Les conditions de la vérification d’écriture
Actualités du droit - Gilles Devers, 13/06/2012
Les faits : on m’oppose un acte portant ma signature, et l’affaire parait bien vraisemblable, mais je conteste que la signature soit la mienne. Question : le juge est-il tenu d’ordonner une vérification d’écriture ? (Cour de cassation, Première chambre civile, 12 juin 2012, n° 11-18.438)
L’affaire est très simple. Un distributeur de matériel de peinture de carrosserie avait mis en dépôt un stock de peintures et de matériel auprès d’une petite entreprise de carrosserie, une EURL, donc en réalité un artisan. Celui-ci, qui n’était plus intéressé, avait demandé au distributeur de rependre son stock avant la fin du contrat, ce qui a été fait. Mais, visant les termes du contrat, le distributeur avait ensuite assigné l’artisan pour obtenir le paiement d’indemnités.
Réponse de l’artisan : « Le contrat que vous me présentez, je ne l’ai jamais signé. Je reconnais le cachet commercial qui est le mien, mais la signature n’est pas la mienne. Ce contrat est un faux et un montage grossier ». Une défense que l'on entend souvent.
On imagine l’argument en réponse du distributeur : « Ce contrat est fait pour toutes nos affaires, et vous l’avez signé pour obtenir le dépôt du matériel. Vous avez demandé la reprise du stock, et nous appliquons le contrat. Ce que vous dites est grave car vous m’accusez d’usage de faux. Alors soyez logique et portez plainte au pénal ».
La cour d’appel d’Orléans, dans un arrêt du 31 mars 2011, avait donné tort à l’artisan au motif qu'il en restait à des affirmations et ne démontrait pas que le contrat était un faux.
La Cour de cassation casse
La Cour vise deux articles du Code de procédure civile.
D’abord, l’article 287 qui pose le principe.
« Si l'une des parties dénie l'écriture qui lui est attribuée ou déclare ne pas reconnaître celle qui est attribuée à son auteur, le juge vérifie l'écrit contesté à moins qu'il ne puisse statuer sans en tenir compte. Si l'écrit contesté n'est relatif qu'à certains chefs de la demande, il peut être statué sur les autres ».
Ensuite, l’article 288 qui traite des modalités de la vérification d’écriture.
« Il appartient au juge de procéder à la vérification d'écriture au vu des éléments dont il dispose après avoir, s'il y a lieu, enjoint aux parties de produire tous documents à lui comparer et fait composer, sous sa dictée, des échantillons d'écriture.

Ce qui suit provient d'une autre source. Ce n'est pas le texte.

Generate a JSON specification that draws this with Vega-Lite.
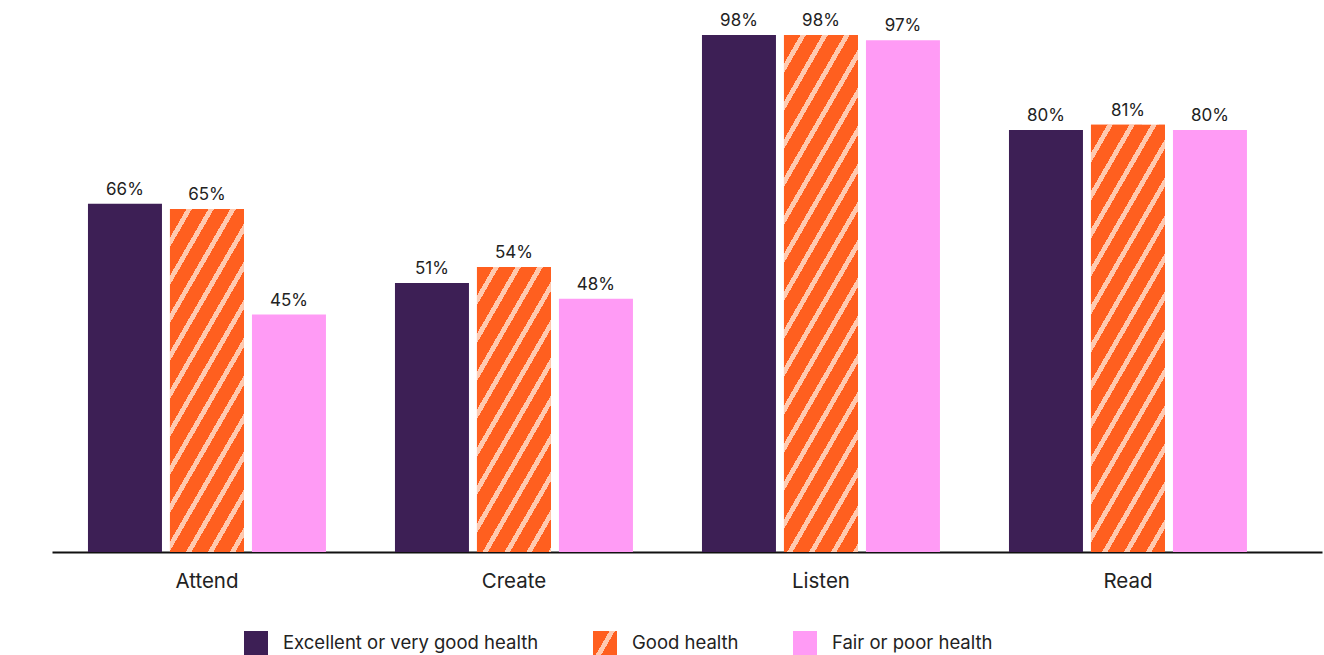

« Dans la détermination des pièces de comparaison, le juge peut retenir tous documents utiles provenant de l'une des parties, qu'ils aient été émis ou non à l'occasion de l'acte litigieux ».
Pour la Cour de cassation, il résulte de ces textes que lorsque l’écriture ou la signature d’un acte sous seing privé sont déniées ou méconnues, il appartient au juge de vérifier l’acte contesté à moins qu’il ne puisse statuer sans en tenir compte.
L’erreur d’analyse serait de considérer que le juge peut passer outre la contestation « s’il peut statuer sans en tenir compte », et c’est ce qui s’était passé, comme si l’évidence de la situation s’imposait contre un artisan qui cherchait à se défendre maladroitement…
On verra, dit la Cour de cassation, car pour résoudre l’affaire, on ne peut se passer du contrat. Le dépot est une donnée de fait, non contestée, mais il en va différemment des indemnités définies par le contrat. Et il se trouve que « l'une des parties dénie l'écriture qui lui est attribuée ». Aussi, le juge doit engager la procédure de vérification d’écriture, et l’artisan n’a pas besoin de déposer une plainte pénale. La signature, ça compte.